Review: Refugee Hotel
January 28, 2013 · By Renee Lott
In Refugee Hotel, the authors give us captivating insight into the despair that confronts many refugees upon their landing, without re-victimizing their characters.
On the cover of Refugee Hotel, a Burmese family lodged in a California hotel peers over the edge of a bathtub, gazing at it as though they’d never seen one before.
It’s one of many fascinating images from this collaboration between photographer Gabriele Stabile and writer Juliet Linderman. Through striking photographs and moving personal accounts, Refugee Hotel offers a firsthand look at the first days of refugees in the United States. We follow along in their journey from confusion-filled first nights in airport hotels to the development of new lives.
The pair does an exemplary job of weaving together visual media and prosaic storytelling to create a unique insight into refugee resettlement, drawing in the reader from the first pages.
In one particularly striking image, a Somali mother gathers her children, all covered beautifully in Somali fabric but with additional layers for bitter, Midwest winter weather. They stand in the hotel hallway, unsure of which room is theirs, with looks of confusion on the mother’s face while the children huddle sleepily around her.
Many of the photos in the book are quite ordinary, representing daily life for a typical American—the only difference being that these are the faces of those a world away from their homes. Sabile employs pedestrian yet surreal snapshots of children, weddings, and nature to represent the uncertainty of new life in America. In many, refugees seated by windows simply gaze out on the world with expressionless faces.
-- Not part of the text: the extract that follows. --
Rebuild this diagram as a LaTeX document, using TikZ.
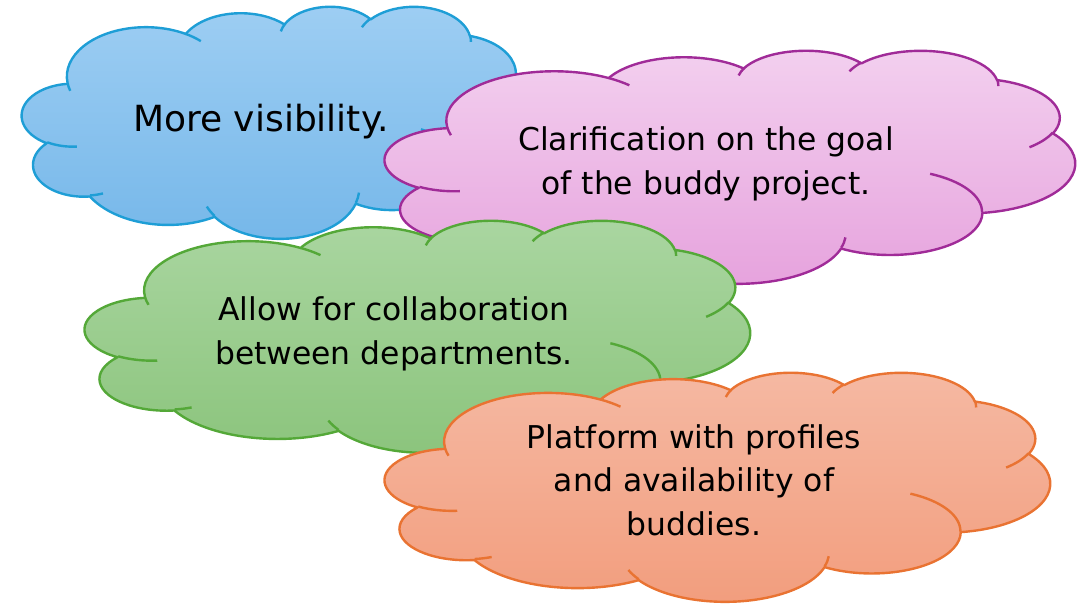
\documentclass[tikz,border=0pt]{standalone}
\usepackage{fontspec}
\setmainfont{DejaVu Sans}
\usepackage{tikz}

\definecolor{blueline}{RGB}{30,158,214}
\definecolor{bluetop}{RGB}{158,206,243}
\definecolor{bluebot}{RGB}{117,183,233}
\definecolor{pinkline}{RGB}{160,43,152}
\definecolor{pinktop}{RGB}{243,208,239}
\definecolor{pinkbot}{RGB}{230,162,221}
\definecolor{greenline}{RGB}{84,168,56}
\definecolor{greentop}{RGB}{170,214,161}
\definecolor{greenbot}{RGB}{139,196,124}
\definecolor{orangeline}{RGB}{233,115,50}
\definecolor{orangetop}{RGB}{245,185,163}
\definecolor{orangebot}{RGB}{242,157,125}

\tikzstyle{cloudline} = [line width=2.4pt, line join=round]
\tikzstyle{idea} = [font=\fontsize{31.4}{43.5}\selectfont, align=center, inner sep=0pt, text=black]
\tikzstyle{bigidea} = [font=\fontsize{36}{42}\selectfont, inner sep=0pt, text=black]
% one puff of the cloud: x radius, y radius, start and sweep (seen) angles
\tikzset{puff/.style n args={4}{x radius=#1, y radius=#2,
  start angle={atan2(#1*sin(#3),#2*cos(#3))},
  delta angle={mod(atan2(#1*sin(#3+#4),#2*cos(#3+#4))-atan2(#1*sin(#3),#2*cos(#3))+720,360)}}}

% cloud in a 432 x 432 frame: line, top fill, bottom fill
\newcommand{\cloudshape}[3]{%
  \draw[cloudline, draw=#1, top color=#2, bottom color=#3]
    (39.00,143.70)
    arc[puff={67.53}{91.90}{-190.4875}{123.7805}]
    arc[puff={53.33}{72.67}{-144.1024}{89.9452}]
    arc[puff={43.65}{59.45}{-145.8079}{99.7230}]
    arc[puff={48.57}{65.95}{-130.9861}{117.2417}]
    arc[puff={53.33}{72.73}{-78.7089}{109.0269}]
    arc[puff={67.75}{92.20}{-46.2673}{130.2690}]
    arc[puff={57.85}{78.67}{0.6250}{114.0333}]
    arc[puff={67.52}{92.15}{22.4516}{115.1726}]
    arc[puff={77.20}{105.43}{66.2426}{75.7110}]
    arc[puff={43.60}{59.18}{-274.9421}{146.7356}]
    arc[puff={43.45}{59.45}{-246.8285}{152.5189}]
    -- cycle;
  \draw[cloudline, draw=#1]
    (46.93,261.77) arc[puff={43.45}{59.45}{86.7420}{26.4295}]
    (69.28,348.99) arc[puff={43.60}{59.18}{73.6105}{11.4475}]
    (164.78,390.90) arc[puff={67.52}{92.15}{137.6242}{14.0811}]
    (288.27,347.51) arc[puff={67.52}{92.15}{6.4533}{15.9984}]
    (341.29,229.54) arc[puff={57.85}{78.67}{-70.2924}{70.9174}]
    (417.98,153.54) arc[puff={53.33}{72.73}{30.3180}{27.7515}]
    (383.24,54.26) arc[puff={48.57}{65.95}{-13.7443}{14.8589}]
    (290.78,39.52) arc[puff={48.57}{65.95}{-149.1815}{18.1954}]
    (221.41,47.20) arc[puff={43.65}{59.45}{-163.4943}{17.6864}]
    (140.00,51.92) arc[puff={67.53}{91.90}{-66.7070}{12.3194}]
    (41.27,157.89) arc[puff={67.53}{91.90}{157.6544}{11.8582}];
}

\begin{document}
\begin{tikzpicture}[x=1pt, y=-1pt]
\useasboundingbox (0,0) rectangle (1089,603);

% blue cloud
\begin{scope}[shift={(22,6)}, xscale=505/432, yscale=232/432]
  \cloudshape{blueline}{bluetop}{bluebot}
\end{scope}
\node (vis) [bigidea, anchor=base] at (261,131) {More visibility.};

% pink cloud
\begin{scope}[shift={(385,50)}, xscale=690/432, yscale=233/432]
  \cloudshape{pinkline}{pinktop}{pinkbot}
\end{scope}
\node (goal) [idea] at (706,164) {Clarification on the goal\\of the buddy project.};

% green cloud
\begin{scope}[shift={(85,220)}, xscale=665/432, yscale=232/432]
  \cloudshape{greenline}{greentop}{greenbot}
\end{scope}
\node (collab) [idea] at (394,334) {Allow for collaboration\\between departments.};

% orange cloud
\begin{scope}[shift={(385,372)}, xscale=665/432, yscale=229/432]
  \cloudshape{orangeline}{orangetop}{orangebot}
\end{scope}
\node (profiles) [idea] at (694,480) {Platform with profiles\\and availability of\\buddies.};

\end{tikzpicture}
\end{document}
Other images capture refugees acting out familiar scenes of prayer and worship in new places. There are images of women adorned in bright African fabrics clapping and singing, a congregation of people praying, a Hindu man sitting cross-legged by himself in an empty hall, and a solitary Muslim woman praying next to her bed.
Amid Sabile’s photographs, Linderman includes an insert of beautifully written refugee memoirs, bringing the reader into the intimate lives of their authors. We learn not only of the dire circumstances in their home countries, but also of their complicated feelings toward their new country. In one instance, an Iraqi man rails bitterly against the American war machine that uprooted him and brought him to the United States.
Linderman shares the stories of refugees from Bhutan, Burma, Burundi, Ethiopia, Iraq, and Somalia, illustrating the variety of calamities that drive people from their home countries. Many become refugees as result of armed conflicts and in turn become reliant on international refugee relief. Others are targeted for having the “wrong” political affiliation, ethnicity, or sex.
Linderman also sheds some light on the American cities hosting the freshly arrived refugees: Amarillo, Minneapolis, Charlottesville, Mobile, and Erie. Resettlement in Minneapolis and Mobile happens with relative ease due to the low cost of living and thriving economies in each. Another factor is the significant refugee population presence—in Minneapolis alone, over 30,000. For the remaining cities this is not the case, with high unemployment rates and intimidating costs of living greeting refugees upon their arrival. It’s a compelling yet understated glimpse at the economic hardship that must be overcome to live a decent, free life.
After their initial photography sessions and interviews, Stabile and Linderman traveled to the refugees’ new homes months later to conduct exit interviews on how they have taken to the American lifestyle. All but one individual interviewed for the book had adapted well and showed no regret in coming to the United States to settle. Even those who endure economic hardship recall no regret whatsoever—they found life in America far better than what they left behind.
Along the way, Linderman and Sabile give us captivating insight into the despair that confronts many refugees upon their landing, without re-victimizing their characters.